Experiments in Image Variation
I've been doing a bunch of quick experiments for my improved CLIP Image conditioned version of Stable Diffusion v1. We can actually do lots of fun stuff with this model including transforming this Ghibli house into a lighthouse!
First off you can find the actual model on huggingface hub. Throughout the post we'll be using this crop from a Ghibli frame as our test image.
This is what the standard variations model produces when you feed this image in:
That was classifier free guidance scale 4, we can play with different levels of guidance: (0, 1, 2, 4, 8)
The image is turned into a CLIP image embedding, this is the condition vector. One thing I noticed is that because I set the unconditional embedding to zeros, scaling a condition vector has the effect of increasing its "strength", this effect is different to the usual classifier free guidance. We can play with the length of this vector to control the "strength" of the conditioning by multiplying the vector by 0.25, 0.5, 1, 1.5, 2:
We can also mix different embeddings by averaging them together. Let's mix between the embedding for our Ghibli image and a matisse painting. 0%, 25%, 50%, 75%, and 100% matisse:
Another way to mix is to concatenate the embeddings, yes we can have more than one if we want to. Here we do the following
- ghibli, ghibli
- ghibli, uncond
- ghibli, matisse
We can also use text embeddings to mix with our image embedding, we can mix with the word "flowers" to add flowers. (The variations model actually works fine with text embeddings btw). At the far right it's only using the text "flowers" (we re-invented a text to image model!). 0%, 25%, 50%, 75%, and 100% "flowers":
We can do the same trick of concatenating the embeddings instead of averaging, it's a bit funny though
- ghibli, flowers
- ghibli, flowers, flowers
- ghibli, ghibli, flowers
- ghibli, ghibli, flowers, uncond, uncond
More natural is to maybe use a direction in text embedding space to edit our ghibli conditioning. We can use the direction "still water" -> "wild flowers" and add this at different scales to your original conditioning. Here it's adding 0%, 10%, 25%, 50% and 100% of the edit vector "still water" -> "wild flowers":
Changing tack we can experiment with adding noise to our condition vector with scales = 0, 0.1, 0.2, 0.5
Or use multiplicative noise instead, scales = 0, 0.2, 0.5, 0.75
If we take random crops when computing the embeddings we get zoomed in images mostly, a bit boring.
Image inversion #
Now we play with DDIM inversion, followed by editing, as shown in the DALLE-2 paper. We invert our image using standard DDIM inversion as in the original stable diffusion repo., we need to use lots of timesteps. Then check we can decode it to pretty much the same image (if we use cfg it's more saturated). To get good inversion results we use: ddim_steps = 500, start_step=1, cfg scale = 3 (careful with cfg scale! not too high)

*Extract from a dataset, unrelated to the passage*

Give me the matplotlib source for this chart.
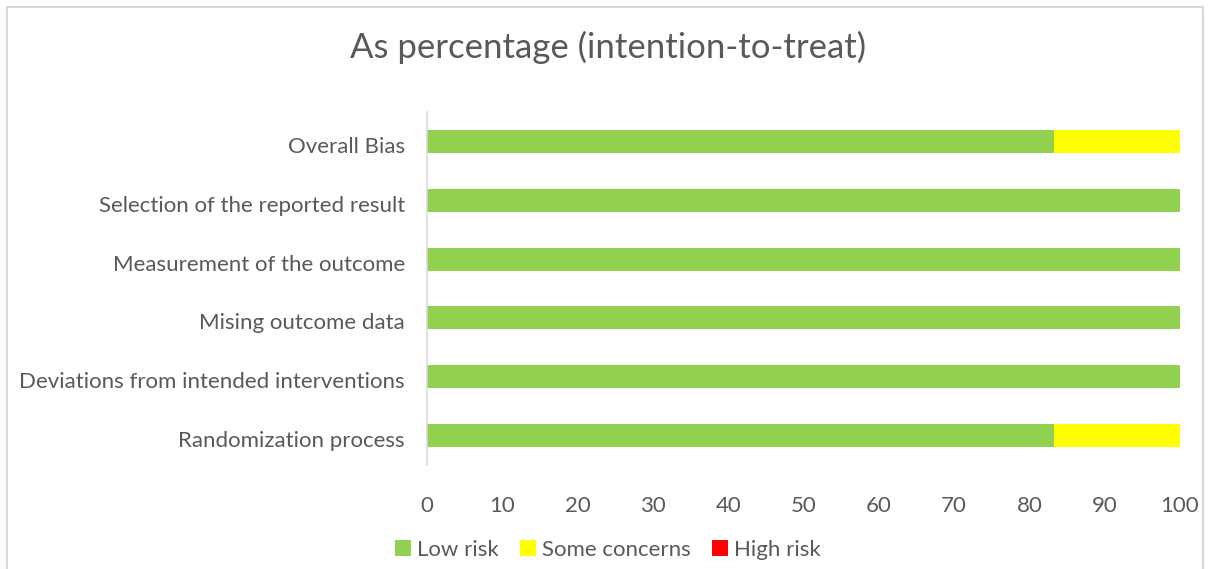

For decoding you don't need to use so many timesteps, so it wont take so long, decode with 50 timesteps and you get the original picture back
Now we use our same text diff as before to replace the water with flowers! 10%, 20% 50% 100% and 150% edit:
Or how about turn the house into a lighthouse? 10%, 20% 50% 100% and 150% edit:
We can also use ddim_eta to make variations of our original, but ones that closely match in composition. Here each row is for ddim_eta 0.3, 0.6, and finally 1:
We can make more of these steadily ramping up the value of eta and make a variations video:
Last of all we can combine subtle variation (ddim_eta=0.4) with text diff editing: "ghibli matte painting" -> "dslr leica photo"